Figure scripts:
## begin

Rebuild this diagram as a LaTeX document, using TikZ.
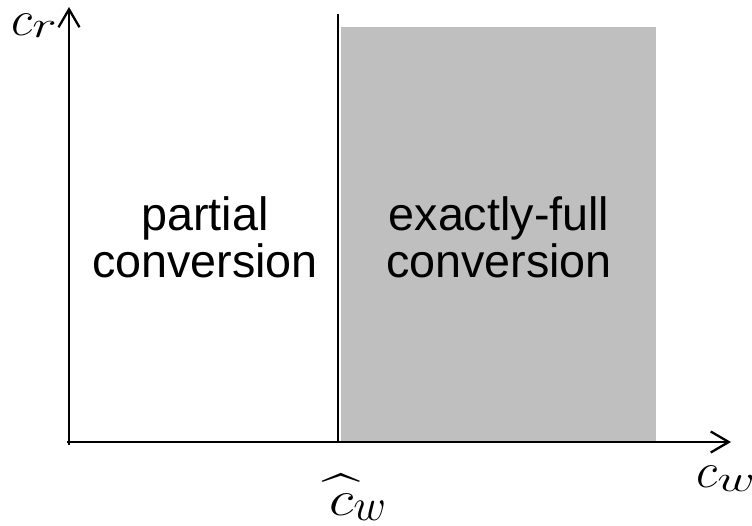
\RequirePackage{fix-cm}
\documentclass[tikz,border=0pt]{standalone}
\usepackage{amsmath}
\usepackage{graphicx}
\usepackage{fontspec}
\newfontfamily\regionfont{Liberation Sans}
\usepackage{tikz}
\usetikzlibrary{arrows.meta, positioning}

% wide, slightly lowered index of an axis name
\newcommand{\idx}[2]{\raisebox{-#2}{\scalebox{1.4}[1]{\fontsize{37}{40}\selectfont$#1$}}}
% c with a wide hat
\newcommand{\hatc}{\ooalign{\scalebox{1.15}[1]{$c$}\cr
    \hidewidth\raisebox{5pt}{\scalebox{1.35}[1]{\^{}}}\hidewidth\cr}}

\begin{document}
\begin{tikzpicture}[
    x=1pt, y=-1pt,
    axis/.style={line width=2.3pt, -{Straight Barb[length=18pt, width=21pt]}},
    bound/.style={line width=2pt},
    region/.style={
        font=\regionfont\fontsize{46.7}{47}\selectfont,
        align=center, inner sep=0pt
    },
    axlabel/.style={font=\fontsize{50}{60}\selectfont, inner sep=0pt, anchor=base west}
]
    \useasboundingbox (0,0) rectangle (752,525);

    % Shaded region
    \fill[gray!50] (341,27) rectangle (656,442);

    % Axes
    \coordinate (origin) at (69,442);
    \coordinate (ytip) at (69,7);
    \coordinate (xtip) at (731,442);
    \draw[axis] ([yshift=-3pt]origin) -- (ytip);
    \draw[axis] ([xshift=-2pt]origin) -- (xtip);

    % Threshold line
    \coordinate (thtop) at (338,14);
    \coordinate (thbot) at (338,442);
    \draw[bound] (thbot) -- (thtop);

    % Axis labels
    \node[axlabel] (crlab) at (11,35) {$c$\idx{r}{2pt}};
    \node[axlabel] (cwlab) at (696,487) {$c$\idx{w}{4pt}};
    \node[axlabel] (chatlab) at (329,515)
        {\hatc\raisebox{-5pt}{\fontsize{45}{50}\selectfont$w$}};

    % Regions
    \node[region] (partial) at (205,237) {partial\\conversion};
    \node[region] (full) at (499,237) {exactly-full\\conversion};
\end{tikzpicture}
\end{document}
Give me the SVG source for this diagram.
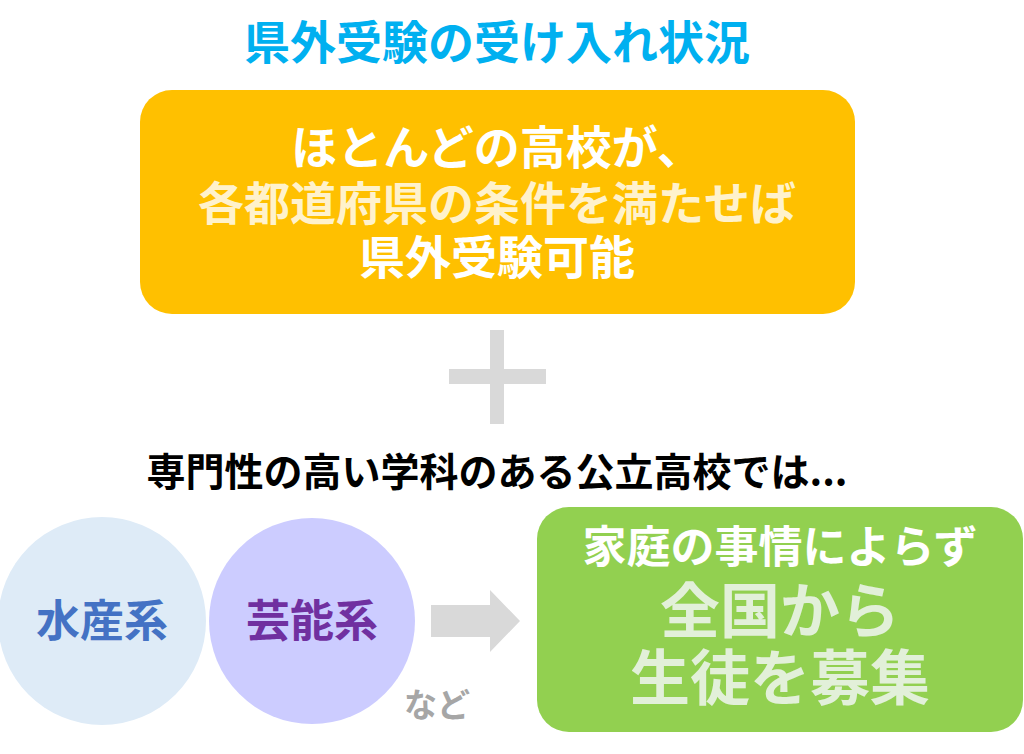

## end

● **GIVEN EXERCISE**
From the listing above, copy every line that holds the string "this".

● **RESPONSE**
Rebuild this diagram as a LaTeX document, using TikZ.
Give me the SVG source for this diagram.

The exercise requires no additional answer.